### [Records to use]
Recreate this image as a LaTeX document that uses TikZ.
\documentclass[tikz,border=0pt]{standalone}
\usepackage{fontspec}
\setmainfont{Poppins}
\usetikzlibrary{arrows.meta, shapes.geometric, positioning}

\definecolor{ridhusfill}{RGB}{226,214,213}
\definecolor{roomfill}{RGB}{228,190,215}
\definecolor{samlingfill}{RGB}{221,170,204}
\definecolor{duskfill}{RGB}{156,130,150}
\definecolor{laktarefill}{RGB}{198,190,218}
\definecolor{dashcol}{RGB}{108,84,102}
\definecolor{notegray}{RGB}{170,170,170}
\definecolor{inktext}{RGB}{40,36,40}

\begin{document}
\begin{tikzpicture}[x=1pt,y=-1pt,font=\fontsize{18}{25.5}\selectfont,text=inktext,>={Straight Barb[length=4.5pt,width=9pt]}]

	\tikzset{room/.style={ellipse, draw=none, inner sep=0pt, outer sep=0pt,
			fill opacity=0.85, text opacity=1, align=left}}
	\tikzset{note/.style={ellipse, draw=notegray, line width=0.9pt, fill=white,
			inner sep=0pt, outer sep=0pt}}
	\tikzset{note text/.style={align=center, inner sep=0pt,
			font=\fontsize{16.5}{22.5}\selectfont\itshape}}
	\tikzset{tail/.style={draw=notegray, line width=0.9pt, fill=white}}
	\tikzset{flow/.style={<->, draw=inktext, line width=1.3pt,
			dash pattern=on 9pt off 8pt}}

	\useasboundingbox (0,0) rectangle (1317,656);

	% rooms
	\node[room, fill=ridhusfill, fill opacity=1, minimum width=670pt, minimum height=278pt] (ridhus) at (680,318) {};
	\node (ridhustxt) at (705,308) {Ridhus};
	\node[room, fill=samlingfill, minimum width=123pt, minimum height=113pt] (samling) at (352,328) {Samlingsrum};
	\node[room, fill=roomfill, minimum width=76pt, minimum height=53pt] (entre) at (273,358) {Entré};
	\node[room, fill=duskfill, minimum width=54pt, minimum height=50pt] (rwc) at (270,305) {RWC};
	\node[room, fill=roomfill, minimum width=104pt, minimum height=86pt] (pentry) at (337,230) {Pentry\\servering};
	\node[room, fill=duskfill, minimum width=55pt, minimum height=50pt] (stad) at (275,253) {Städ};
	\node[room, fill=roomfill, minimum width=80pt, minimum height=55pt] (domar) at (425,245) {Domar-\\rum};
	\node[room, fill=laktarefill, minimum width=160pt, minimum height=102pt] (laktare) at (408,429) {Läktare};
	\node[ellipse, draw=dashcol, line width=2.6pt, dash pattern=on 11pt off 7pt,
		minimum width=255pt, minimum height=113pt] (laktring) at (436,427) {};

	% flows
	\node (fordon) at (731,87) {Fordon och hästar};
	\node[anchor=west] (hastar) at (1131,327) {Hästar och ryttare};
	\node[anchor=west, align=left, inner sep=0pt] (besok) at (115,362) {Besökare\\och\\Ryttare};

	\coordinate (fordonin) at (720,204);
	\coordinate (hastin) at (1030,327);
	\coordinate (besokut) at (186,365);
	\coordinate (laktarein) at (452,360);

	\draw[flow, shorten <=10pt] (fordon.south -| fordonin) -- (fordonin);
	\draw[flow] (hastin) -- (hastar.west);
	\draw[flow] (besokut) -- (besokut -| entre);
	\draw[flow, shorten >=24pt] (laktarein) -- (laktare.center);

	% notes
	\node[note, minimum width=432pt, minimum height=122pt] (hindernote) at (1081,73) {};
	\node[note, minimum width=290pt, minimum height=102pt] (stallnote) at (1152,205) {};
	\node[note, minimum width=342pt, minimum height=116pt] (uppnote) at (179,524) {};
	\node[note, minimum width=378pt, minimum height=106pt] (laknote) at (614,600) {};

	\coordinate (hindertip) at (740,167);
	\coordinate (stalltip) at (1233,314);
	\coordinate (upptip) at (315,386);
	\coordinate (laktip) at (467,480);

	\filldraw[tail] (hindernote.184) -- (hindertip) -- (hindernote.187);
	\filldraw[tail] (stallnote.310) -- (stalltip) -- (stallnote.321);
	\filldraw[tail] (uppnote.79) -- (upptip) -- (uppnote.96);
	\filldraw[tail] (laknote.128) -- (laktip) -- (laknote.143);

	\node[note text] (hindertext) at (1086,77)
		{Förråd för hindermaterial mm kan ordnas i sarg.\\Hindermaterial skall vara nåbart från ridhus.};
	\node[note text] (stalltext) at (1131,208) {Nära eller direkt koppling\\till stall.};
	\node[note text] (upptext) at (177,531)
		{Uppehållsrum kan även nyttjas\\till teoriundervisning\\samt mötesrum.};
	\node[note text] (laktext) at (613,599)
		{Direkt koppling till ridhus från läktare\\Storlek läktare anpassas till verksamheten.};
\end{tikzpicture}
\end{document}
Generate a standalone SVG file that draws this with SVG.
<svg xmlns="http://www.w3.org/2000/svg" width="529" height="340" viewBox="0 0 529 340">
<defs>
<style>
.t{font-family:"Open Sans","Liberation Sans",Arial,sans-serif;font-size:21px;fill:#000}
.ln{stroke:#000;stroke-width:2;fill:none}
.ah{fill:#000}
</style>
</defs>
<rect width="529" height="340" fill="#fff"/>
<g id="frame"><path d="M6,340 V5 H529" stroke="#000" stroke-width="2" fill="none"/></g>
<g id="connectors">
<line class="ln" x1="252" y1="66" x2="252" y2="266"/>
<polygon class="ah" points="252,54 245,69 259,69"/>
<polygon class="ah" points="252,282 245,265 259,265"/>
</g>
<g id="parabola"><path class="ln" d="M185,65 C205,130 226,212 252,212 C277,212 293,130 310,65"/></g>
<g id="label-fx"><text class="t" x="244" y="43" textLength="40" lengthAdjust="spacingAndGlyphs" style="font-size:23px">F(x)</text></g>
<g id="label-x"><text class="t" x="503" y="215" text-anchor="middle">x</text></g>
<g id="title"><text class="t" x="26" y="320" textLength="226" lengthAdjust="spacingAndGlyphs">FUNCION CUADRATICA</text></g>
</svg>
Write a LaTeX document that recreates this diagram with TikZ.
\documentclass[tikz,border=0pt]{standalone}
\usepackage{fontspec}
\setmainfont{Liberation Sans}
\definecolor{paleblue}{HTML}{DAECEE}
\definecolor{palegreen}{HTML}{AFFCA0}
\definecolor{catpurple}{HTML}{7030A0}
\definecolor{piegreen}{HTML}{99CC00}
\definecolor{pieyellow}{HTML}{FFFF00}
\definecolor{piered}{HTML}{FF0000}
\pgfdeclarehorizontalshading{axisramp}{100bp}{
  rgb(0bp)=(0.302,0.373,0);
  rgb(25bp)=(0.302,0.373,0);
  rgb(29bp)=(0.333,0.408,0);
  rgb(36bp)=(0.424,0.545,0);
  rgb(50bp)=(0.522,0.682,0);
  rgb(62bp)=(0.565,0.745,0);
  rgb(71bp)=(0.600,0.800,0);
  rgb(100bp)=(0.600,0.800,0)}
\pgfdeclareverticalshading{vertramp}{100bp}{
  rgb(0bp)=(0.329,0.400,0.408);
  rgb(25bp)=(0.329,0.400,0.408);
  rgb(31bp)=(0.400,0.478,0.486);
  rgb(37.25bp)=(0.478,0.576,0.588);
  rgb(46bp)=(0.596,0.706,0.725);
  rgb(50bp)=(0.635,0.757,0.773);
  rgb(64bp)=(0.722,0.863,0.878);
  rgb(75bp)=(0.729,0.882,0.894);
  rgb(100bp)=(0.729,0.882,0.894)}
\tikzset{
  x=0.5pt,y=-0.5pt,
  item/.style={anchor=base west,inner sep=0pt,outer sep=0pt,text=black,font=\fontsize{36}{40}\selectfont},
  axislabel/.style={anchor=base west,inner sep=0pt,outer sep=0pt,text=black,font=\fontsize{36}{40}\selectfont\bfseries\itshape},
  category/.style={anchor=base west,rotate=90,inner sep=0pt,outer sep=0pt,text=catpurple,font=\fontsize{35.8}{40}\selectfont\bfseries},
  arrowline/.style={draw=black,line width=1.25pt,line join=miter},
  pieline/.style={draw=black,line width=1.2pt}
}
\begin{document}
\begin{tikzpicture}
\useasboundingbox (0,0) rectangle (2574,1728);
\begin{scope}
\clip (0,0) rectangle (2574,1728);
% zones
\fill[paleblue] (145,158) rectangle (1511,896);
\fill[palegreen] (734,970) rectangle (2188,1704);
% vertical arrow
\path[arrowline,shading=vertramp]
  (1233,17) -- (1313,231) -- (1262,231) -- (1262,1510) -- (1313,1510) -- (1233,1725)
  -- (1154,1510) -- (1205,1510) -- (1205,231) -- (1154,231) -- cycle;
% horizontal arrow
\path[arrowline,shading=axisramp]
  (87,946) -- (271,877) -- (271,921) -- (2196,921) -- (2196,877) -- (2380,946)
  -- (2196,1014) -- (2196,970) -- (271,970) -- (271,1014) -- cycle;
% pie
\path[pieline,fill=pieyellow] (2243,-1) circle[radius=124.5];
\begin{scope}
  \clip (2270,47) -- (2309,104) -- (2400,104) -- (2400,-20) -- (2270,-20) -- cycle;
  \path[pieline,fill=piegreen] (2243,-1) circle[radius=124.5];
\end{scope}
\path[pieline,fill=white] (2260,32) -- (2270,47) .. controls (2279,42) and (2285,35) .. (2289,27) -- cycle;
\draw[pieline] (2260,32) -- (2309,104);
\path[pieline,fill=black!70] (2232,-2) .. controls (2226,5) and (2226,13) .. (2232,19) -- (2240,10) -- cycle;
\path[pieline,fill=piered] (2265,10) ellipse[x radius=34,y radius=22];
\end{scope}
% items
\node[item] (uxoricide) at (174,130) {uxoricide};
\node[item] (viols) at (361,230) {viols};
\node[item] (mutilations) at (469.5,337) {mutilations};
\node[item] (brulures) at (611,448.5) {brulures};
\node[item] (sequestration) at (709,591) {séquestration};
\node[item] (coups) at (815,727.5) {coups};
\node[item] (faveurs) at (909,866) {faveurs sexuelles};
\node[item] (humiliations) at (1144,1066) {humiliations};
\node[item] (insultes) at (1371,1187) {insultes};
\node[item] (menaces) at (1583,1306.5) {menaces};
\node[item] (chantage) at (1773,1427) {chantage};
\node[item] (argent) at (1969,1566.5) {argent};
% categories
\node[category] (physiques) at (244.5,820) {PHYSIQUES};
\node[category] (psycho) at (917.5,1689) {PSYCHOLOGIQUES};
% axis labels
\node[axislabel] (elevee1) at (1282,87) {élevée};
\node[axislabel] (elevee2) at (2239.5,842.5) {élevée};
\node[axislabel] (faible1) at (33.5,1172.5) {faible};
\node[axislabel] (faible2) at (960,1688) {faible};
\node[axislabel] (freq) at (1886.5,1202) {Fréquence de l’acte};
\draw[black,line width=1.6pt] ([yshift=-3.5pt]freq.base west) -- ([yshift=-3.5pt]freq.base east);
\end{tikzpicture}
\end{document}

### [What to produce]
Give the count of lines in the data shown above that contain "with", and nothing else.

### [Full response]
2